The State Department says U.S. policy toward Taiwan is guided by the Taiwan Relations Act, the three U.S.-China joint communiqués and the Six Assurances, and that the basic approach has stayed consistent across decades and administrations. It also says the United States opposes unilateral changes to the status quo across the Taiwan Strait, including by force. Rubio’s testimony fit squarely inside that framework, but it also served as a public reaffirmation at a moment when officials in Taipei were looking for exactly that kind of clarity.
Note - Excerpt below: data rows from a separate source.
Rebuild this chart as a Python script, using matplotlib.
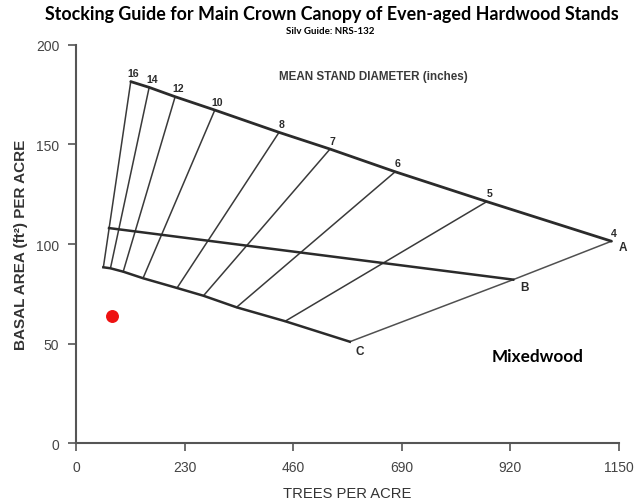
import matplotlib
matplotlib.use("Agg")
import matplotlib.pyplot as plt

# stocking chart values
diameters = ["16", "14", "12", "10", "8", "7", "6", "5", "4"]
a_tpa = [116, 155, 210, 294, 430, 538, 676, 870, 1134]
a_ba = [181.6, 178.7, 174.0, 167.3, 156.1, 147.7, 136.3, 121.3, 101.4]
c_tpa = [58, 73, 100, 142, 214, 270, 340, 443, 580]
c_ba = [88.3, 87.8, 86.1, 82.8, 77.9, 74.0, 68.2, 61.2, 50.9]
b_tpa = [70, 926]
b_ba = [108.0, 82.1]
stand_tpa = [77]
stand_ba = [64]
x_ticks = [0, 230, 460, 690, 920, 1150]
y_ticks = [0, 50, 100, 150, 200]

dark = "#2b2b2b"
grey = "#555555"

fig = plt.figure(figsize=(6.39, 5.02), dpi=100)
ax = fig.add_axes([0.1189, 0.1155, 0.8498, 0.7929])

# diameter lines between A and C lines
for i in range(len(diameters) - 1):
    ax.plot([a_tpa[i], c_tpa[i]], [a_ba[i], c_ba[i]], color="#3a3a3a", lw=1.1)
# right boundary A-B-C
ax.plot([a_tpa[-1], b_tpa[-1], c_tpa[-1]], [a_ba[-1], b_ba[-1], c_ba[-1]],
        color="#505050", lw=1.1)
ax.plot(a_tpa, a_ba, color=dark, lw=2.0, solid_capstyle="round")
ax.plot(b_tpa, b_ba, color=dark, lw=1.8)
ax.plot(c_tpa, c_ba, color=dark, lw=1.8)

for d, x, y in zip(diameters, a_tpa, a_ba):
    ax.annotate(d, (x, y), xytext=(2, 6), textcoords="offset points",
                ha="center", va="center", fontsize=7.6, fontweight="bold",
                color=dark, family="Liberation Sans")

for lab, x, y, off in [("A", a_tpa[-1], a_ba[-1], (8, -4.5)),
                       ("B", b_tpa[-1], b_ba[-1], (8, -5)),
                       ("C", c_tpa[-1], c_ba[-1], (7, -6.5))]:
    ax.annotate(lab, (x, y), xytext=off, textcoords="offset points",
                ha="center", va="center", fontsize=8.5, fontweight="bold",
                color=dark, family="Liberation Sans")

ax.text(629, 184.4, "MEAN STAND DIAMETER (inches)", ha="center", va="center",
        fontsize=8.4, fontweight="bold", color="#3a3a3a", family="Liberation Sans")
ax.text(977, 43.6, "Mixedwood", ha="center", va="center", fontsize=12.3,
        fontweight="bold", color="black", family="Lato")

ax.plot(stand_tpa, stand_ba, "o", color="#ee1111", markersize=8.3)

ax.set_xlim(0, 1150)
ax.set_ylim(0, 200)
ax.set_xticks(x_ticks)
ax.set_yticks(y_ticks)
for s in ["top", "right"]:
    ax.spines[s].set_visible(False)
for s in ["left", "bottom"]:
    ax.spines[s].set_color(grey)
    ax.spines[s].set_linewidth(1.5)
ax.tick_params(colors=grey, width=1.2, length=6, labelsize=10, pad=6)
for t in ax.get_xticklabels() + ax.get_yticklabels():
    t.set_family("Liberation Sans")
    t.set_color("#444444")

ax.set_xlabel("TREES PER ACRE", fontsize=10.6, color="#333333", labelpad=9,
              family="Liberation Sans")
ax.set_ylabel("BASAL AREA (ft²) PER ACRE", fontsize=11, fontweight="bold",
              color="#333333", labelpad=6, family="Liberation Sans")

fig.text(0.52, 0.972, "Stocking Guide for Main Crown Canopy of Even-aged Hardwood Stands",
         ha="center", va="center", fontsize=12.9, fontweight="bold", family="Lato")
fig.text(0.517, 0.938, "Silv Guide: NRS-132", ha="center", va="center",
         fontsize=7, fontweight="bold", family="Lato")

fig.savefig("out.png", dpi=100)
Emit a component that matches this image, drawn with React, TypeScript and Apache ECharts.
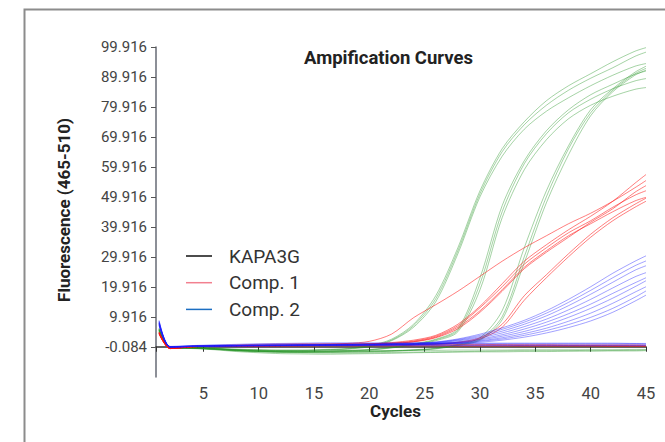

The pressure did not come from Taiwan alone. Just weeks before the hearing, a bipartisan group of 12 senators led by Tim Kaine and John Curtis warned Rubio not to make unilateral changes to Taiwan policy while Trump met Xi. The senators said the Taiwan Relations Act has been the cornerstone of U.S.-Taiwan ties for nearly five decades and requires the United States to provide the defense articles and services Taiwan needs for self-defense. That congressional warning gave Rubio’s appearance an added institutional edge: it was as much about reassuring lawmakers as it was about signaling to Beijing.

Rubio also tied his comments to concrete military policy. He said a pending arms sale to Taiwan remained under review, after earlier U.S. approval of an $11.1 billion package in December. The pending sale, reported at about $14 billion, is one of the clearest tests of how far Washington is willing to back Taiwan’s self-defense. Beijing has long treated Taiwan as the biggest point of risk in U.S.-China relations, which is why repeated American assurances carry such weight. Rubio’s message was not a new policy shift. It was a deliberate restatement meant to show continuity, constrain misreading and tell every side that Washington was not moving.